FSA photographers criss-crossed the country to document the plight of the Dust Bowl refugees, the southern sharecroppers, the migrant agricultural workers, and the Japanese-Americans bound for internment camps in the aftermath of Pearl Harbor (History Pp). According to Stryker, FSA's vast pictorial undertaking endeavored to introduce "Americans to America," namely the middle-class Americans who lived in cities far from the locales depicted in the images and who comprised the majority of the readers of the newspapers and magazines in which the FSA pictures were reproduced (History Pp). Under Stryker's directorship, the FSA photography unit employed a number of the finest photographers in America, including Walker Evans, Carl Mydans, Ben Shahn, Arthur Rothstein, and Dorothy Lange (FDR Pp). The work of these photographers embodied a tension between the desire to document what was taking place and the desire to influence what was being done (FDR Pp). The photographers had to walk a fine line between objective neutrality and subjective engagement, framing, lighting, and cropping images to achieve a desired effect (FDR Pp). Some critics believed that the FSA photographers went too far, "What you've got are not photographers...they're a bunch of sociologists with camera," however, others defended the work as "pure record, not propaganda" (FDR Pp).

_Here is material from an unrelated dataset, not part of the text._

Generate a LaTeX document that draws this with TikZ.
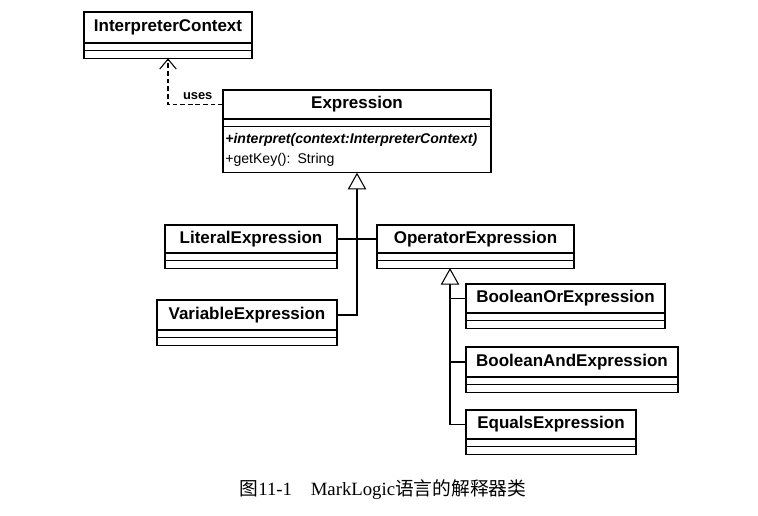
\documentclass[tikz,border=0pt]{standalone}
\usepackage{fontspec}
\setmainfont{Liberation Serif}
\setsansfont{Liberation Sans}
\newfontfamily\cjk{Noto Sans CJK SC}
\usetikzlibrary{arrows.meta, positioning}
\tikzset{>={Straight Barb[length=3mm,width=5mm]}}
\tikzset{
	cls/.style = {draw, anchor=north west, minimum height=0.88cm, inner sep=0pt, outer sep=0pt, font=\sffamily\bfseries\fontsize{14.5}{16}\selectfont},
	part/.style = {draw, minimum height=0.23cm, inner sep=0pt, outer sep=0pt},
	inherit/.style = {-{Triangle[open, length=5mm, width=5.5mm, fill=white]}}
}

\begin{document}
\begin{tikzpicture}[x=0.03cm, y=-0.03cm, line width=0.9pt, node distance=0pt]
		\useasboundingbox (0,0) rectangle (758,516);
		% classes
		\node (ic) [cls, minimum width=5.04cm, minimum height=0.93cm] at (84,12) {InterpreterContext};
		\node (ic-a) [part, minimum width=5.04cm, below=of ic] {};
		\node (ic-o) [part, minimum width=5.04cm, below=of ic-a] {};
		\node (expr) [cls, minimum width=8.04cm, minimum height=0.87cm] at (223,90) {Expression};
		\node (expr-a) [part, minimum width=8.04cm, below=of expr] {};
		\node (expr-o) [part, text width=7.9cm, inner xsep=0.07cm, minimum height=1.38cm, align=left,
			font=\sffamily\fontsize{12}{17}\selectfont, below=of expr-a]
			{\textbf{\textit{+interpret(context:InterpreterContext)}}\\+getKey(): String};
		\node (lit) [cls, minimum width=5.16cm, minimum height=0.84cm] at (165,225) {LiteralExpression};
		\node (lit-a) [part, minimum width=5.16cm, below=of lit] {};
		\node (lit-o) [part, minimum width=5.16cm, below=of lit-a] {};
		\node (var) [cls, minimum width=5.4cm, minimum height=0.9cm] at (157,300) {VariableExpression};
		\node (var-a) [part, minimum width=5.4cm, below=of var] {};
		\node (var-o) [part, minimum width=5.4cm, below=of var-a] {};
		\node (op) [cls, minimum width=5.91cm, minimum height=0.84cm] at (377,225) {OperatorExpression};
		\node (op-a) [part, minimum width=5.91cm, below=of op] {};
		\node (op-o) [part, minimum width=5.91cm, below=of op-a] {};
		\node (bor) [cls, minimum width=5.97cm, minimum height=0.87cm] at (466,284) {BooleanOrExpression};
		\node (bor-a) [part, minimum width=5.97cm, below=of bor] {};
		\node (bor-o) [part, minimum width=5.97cm, below=of bor-a] {};
		\node (band) [cls, minimum width=6.36cm, minimum height=0.9cm] at (466,347) {BooleanAndExpression};
		\node (band-a) [part, minimum width=6.36cm, below=of band] {};
		\node (band-o) [part, minimum width=6.36cm, below=of band-a] {};
		\node (eq) [cls, minimum width=5.1cm, minimum height=0.87cm] at (466,410) {EqualsExpression};
		\node (eq-a) [part, minimum width=5.1cm, below=of eq] {};
		\node (eq-o) [part, minimum width=5.1cm, below=of eq-a] {};
		% relations
		\draw[dash pattern=on 4pt off 2.5pt, ->] (expr.west) -| node [pos=0.23, above, font=\sffamily\bfseries\fontsize{11}{13}\selectfont] {uses} (ic-o.south);
		\draw[inherit] (var.east) -| (expr-o.south);
		\draw (lit.east) -- (op.west);
		\coordinate (trunk) at (450,268);
		\draw[inherit] (eq.west) -| (trunk);
		\draw (bor.west) -- (bor.west -| trunk);
		\draw (band.west) -- (band.west -| trunk);
		% caption
		\node (cap) at (383,490) [font=\fontsize{16}{18}\selectfont] {{\cjk 图}11-1\hspace{1em}MarkLogic{\cjk 语言的解释器类}};
\end{tikzpicture}
\end{document}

Of all the images taken during the FSA's era, Dorothy Lange's "Migrant Mother" is perhaps the most famous photograph taken during the Depression (FDR Pp). This photograph, taken in California of a migrant woman and her children, was the defining picture of Lange's career (Dorothy Pp). It illustrates the suffering, poverty, misery, but also the strength and determination of people during one of the worst eras in American history (Dorothy Pp). Taken in 1936, "Migrant Mother" is one of the most reproduced pieces in American history (Dorothy Pp). In the February 1960 issue of Popular Photography, Lange recalled, saw and approached the hungry and desperate mother, as if drawn by a magnet.
I do not remember how I explained my presence or my camera to her, but I do remember she asked me no questions. I made five exposures, working closer and closer from the same direction.
A did not ask her name or her history. She told me her age, that she was thirty-two. She said that they had been living on frozen vegetables from the surrounding fields, and birds that the children killed.
She had just sold the tires from her car to buy food.
There she sat in that lean- to tent with her children huddled around her, and seemed to know that my pictures might help her and so she helped me.
There was a sort of equality about it" (Dorothy Pp).
Lange documented the change on the home front, especially the ethnic groups and workers uprooted by the World War II (Women Pp). When President Roosevelt ordered the relocation of Japanese-Americans to armed camps, the War Relocation Authority hired Lange to photograph Japanese neighborhoods, processing centers, and camp facilities (Women Pp).